(Given information)
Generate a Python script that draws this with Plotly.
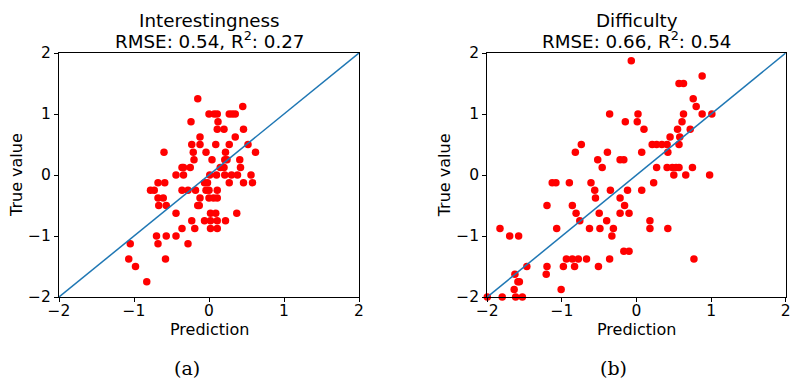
import plotly.graph_objects as go

# ---- data: panel (a) Interestingness ----
int_pred = [-0.15, 0.45,
            0.0, 0.07, 0.11, 0.27, 0.31, 0.35,
            -0.24, 0.12,
            0.11, 0.20, 0.46,
            -0.12, 0.35,
            -0.23, -0.12, 0.09, 0.27, 0.52,
            -0.60, -0.21, -0.04, 0.22, 0.62,
            -0.20, 0.04, 0.21, 0.24, 0.41,
            -0.36, -0.34, -0.25, 0.15, 0.20, 0.42,
            -0.44, -0.34, 0.01, 0.10, 0.21, 0.30, 0.38, 0.56,
            -0.68, -0.59, -0.06, -0.02, 0.27, 0.46, 0.58,
            -0.78, -0.73, -0.36, -0.28, -0.18, -0.04, 0.0, 0.11,
            -0.68, -0.61, -0.12, 0.0, 0.06, 0.11,
            -0.67, -0.57, -0.15, -0.13,
            -0.44, 0.02, 0.09, 0.37,
            -0.23, -0.06, 0.02, 0.11, 0.22,
            -0.36, -0.19, 0.02, 0.11,
            -0.70, -0.57, -0.44,
            -1.05, -0.68, -0.28,
            -1.07, -0.58,
            -0.98,
            -0.83]
int_true = [1.25, 1.125,
            1.0, 1.0, 1.0, 1.0, 1.0, 1.0,
            0.875, 0.875,
            0.75, 0.75, 0.75,
            0.625, 0.625,
            0.5, 0.5, 0.5, 0.5, 0.5,
            0.375, 0.375, 0.375, 0.375, 0.375,
            0.25, 0.25, 0.25, 0.25, 0.25,
            0.125, 0.125, 0.125, 0.125, 0.125, 0.125,
            0.0, 0.0, 0.0, 0.0, 0.0, 0.0, 0.0, 0.0,
            -0.125, -0.125, -0.125, -0.125, -0.125, -0.125, -0.125,
            -0.25, -0.25, -0.25, -0.25, -0.25, -0.25, -0.25, -0.25,
            -0.375, -0.375, -0.375, -0.375, -0.375, -0.375,
            -0.5, -0.5, -0.5, -0.5,
            -0.625, -0.625, -0.625, -0.625,
            -0.75, -0.75, -0.75, -0.75, -0.75,
            -0.875, -0.875, -0.875, -0.875,
            -1.0, -1.0, -1.0,
            -1.125, -1.125, -1.125,
            -1.375, -1.375,
            -1.5,
            -1.75]

# ---- data: panel (b) Difficulty ----
dif_pred = [-0.07, 0.88, 0.57, 0.63, 0.76, 0.80,
            -0.36, 0.02, 0.63, 0.88, 1.01,
            -0.15, 0.01, 0.61,
            0.10, 0.55, 0.72,
            0.45, 0.58,
            -0.74, 0.21, 0.27, 0.34, 0.41, 0.57,
            -0.82, -0.39, 0.07, 0.42,
            -0.52, -0.22, -0.17,
            -0.46, 0.27, 0.41, 0.48, 0.53, 0.57, 0.75,
            0.50, 0.66, 0.98,
            -1.13, -1.08, -0.90, -0.61, 0.23,
            -0.56, -0.35, -0.12, 0.07,
            -0.55, -0.22,
            -1.20, -0.86, -0.16,
            -0.81, -0.50, -0.22, -0.10,
            -0.76, -0.40, 0.18,
            -1.83, -1.07, -0.63, -0.49, -0.31, 0.18, 0.42,
            -1.70, -1.58, -0.33,
            -0.17, -0.10,
            -0.94, -0.86, -0.78, -0.67, -0.36, 0.77,
            -1.47, -1.20, -0.98, -0.83, -0.51,
            -1.63, -1.21,
            -1.59, -1.57,
            -1.64, -1.01,
            -2.0, -1.80, -1.62, -1.53]
dif_true = [1.875, 1.625, 1.5, 1.5, 1.25, 1.125,
            1.0, 1.0, 1.0, 1.0, 1.0,
            0.875, 0.875, 0.875,
            0.75, 0.75, 0.75,
            0.625, 0.625,
            0.5, 0.5, 0.5, 0.5, 0.5, 0.5,
            0.375, 0.375, 0.375, 0.375,
            0.25, 0.25, 0.25,
            0.125, 0.125, 0.125, 0.125, 0.125, 0.125, 0.125,
            0.0, 0.0, 0.0,
            -0.125, -0.125, -0.125, -0.125, -0.125,
            -0.25, -0.25, -0.25, -0.25,
            -0.375, -0.375,
            -0.5, -0.5, -0.5,
            -0.625, -0.625, -0.625, -0.625,
            -0.75, -0.75, -0.75,
            -0.875, -0.875, -0.875, -0.875, -0.875, -0.875, -0.875,
            -1.0, -1.0, -1.0,
            -1.25, -1.25,
            -1.375, -1.375, -1.375, -1.375, -1.375, -1.375,
            -1.5, -1.5, -1.5, -1.5, -1.5,
            -1.625, -1.625,
            -1.75, -1.75,
            -1.875, -1.875,
            -2.0, -2.0, -2.0, -2.0]

diag = [-2, 2]
tick_vals = [-2, -1, 0, 1, 2]
tick_text = ["\u22122", "\u22121", "0", "1", "2"]

title_names = ["Interestingness", "Difficulty"]
title_stats = ["RMSE: 0.54, R<sup>2</sup>: 0.27", "RMSE: 0.66, R<sup>2</sup>: 0.54"]
captions = ["(a)", "(b)"]

FONT = "DejaVu Sans"
fig = go.Figure()

for px_, py_, xa, ya in [(int_pred, int_true, "x", "y"), (dif_pred, dif_true, "x2", "y2")]:
    fig.add_trace(go.Scatter(x=px_, y=py_, mode="markers",
                             marker=dict(color="#ff0000", size=7.5, line=dict(width=0)),
                             xaxis=xa, yaxis=ya, showlegend=False, cliponaxis=False))
    fig.add_trace(go.Scatter(x=diag, y=diag, mode="lines",
                             line=dict(color="#1f77b4", width=1.5),
                             xaxis=xa, yaxis=ya, showlegend=False))

W, H = 792, 379
axdomx = [[59 / W, 359 / W], [487.3 / W, 785.7 / W]]
axdomy = [1 - 297 / H, 1 - 53 / H]

axcommon = dict(range=[-2, 2], tickvals=tick_vals, ticktext=tick_text,
                showgrid=False, zeroline=False, showline=True, linecolor="black",
                linewidth=1.2, mirror=True, ticks="outside", ticklen=4,
                tickwidth=1, tickcolor="black", automargin=False,
                tickfont=dict(family=FONT, size=15.5, color="black"))

fig.update_layout(
    width=W, height=H,
    margin=dict(l=0, r=0, t=0, b=0, autoexpand=False),
    paper_bgcolor="white", plot_bgcolor="white",
    xaxis=dict(domain=axdomx[0], anchor="y", ticklabelstandoff=-5, **axcommon),
    yaxis=dict(domain=axdomy, anchor="x", **axcommon),
    xaxis2=dict(domain=axdomx[1], anchor="y2", ticklabelstandoff=-5, **axcommon),
    yaxis2=dict(domain=axdomy, anchor="x2", **axcommon),
)

cap_x = [187, 613]
annos = []
for i in range(2):
    cx = (axdomx[i][0] + axdomx[i][1]) / 2
    annos.append(dict(x=cx, y=1 - 20.5 / H, xref="paper", yref="paper",
                      text=title_names[i], showarrow=False, xanchor="center", yanchor="middle",
                      font=dict(family=FONT, size=18.3, color="black")))
    annos.append(dict(x=cx, y=1 - 40 / H, xref="paper", yref="paper",
                      text=title_stats[i], showarrow=False, xanchor="center", yanchor="middle",
                      font=dict(family=FONT, size=18.3, color="black")))
    annos.append(dict(x=cx, y=1 - 329 / H, xref="paper", yref="paper",
                      text="Prediction", showarrow=False, xanchor="center", yanchor="middle",
                      font=dict(family=FONT, size=16, color="black")))
    annos.append(dict(x=(axdomx[i][0] * W - 42) / W, y=1 - 175 / H, xref="paper", yref="paper",
                      text="True value", showarrow=False, textangle=-90,
                      xanchor="center", yanchor="middle",
                      font=dict(family=FONT, size=16, color="black")))
    annos.append(dict(x=cap_x[i] / W, y=1 - 368 / H, xref="paper", yref="paper",
                      text=captions[i], showarrow=False, xanchor="center", yanchor="middle",
                      font=dict(family="DejaVu Serif", size=19, color="black")))
fig.update_layout(annotations=annos)

fig.write_html("out.html", config={"displayModeBar": False},
               post_script="document.body.style.margin='0';document.body.style.padding='0';"
                           "document.documentElement.style.overflow='hidden';")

(Do this) Begin at the first line of the material and copy each line exactly through the one containing "import plotly.graph_objects as go". Omit pictures.

(The answer)
Generate a Python script that draws this with Plotly.
import plotly.graph_objects as go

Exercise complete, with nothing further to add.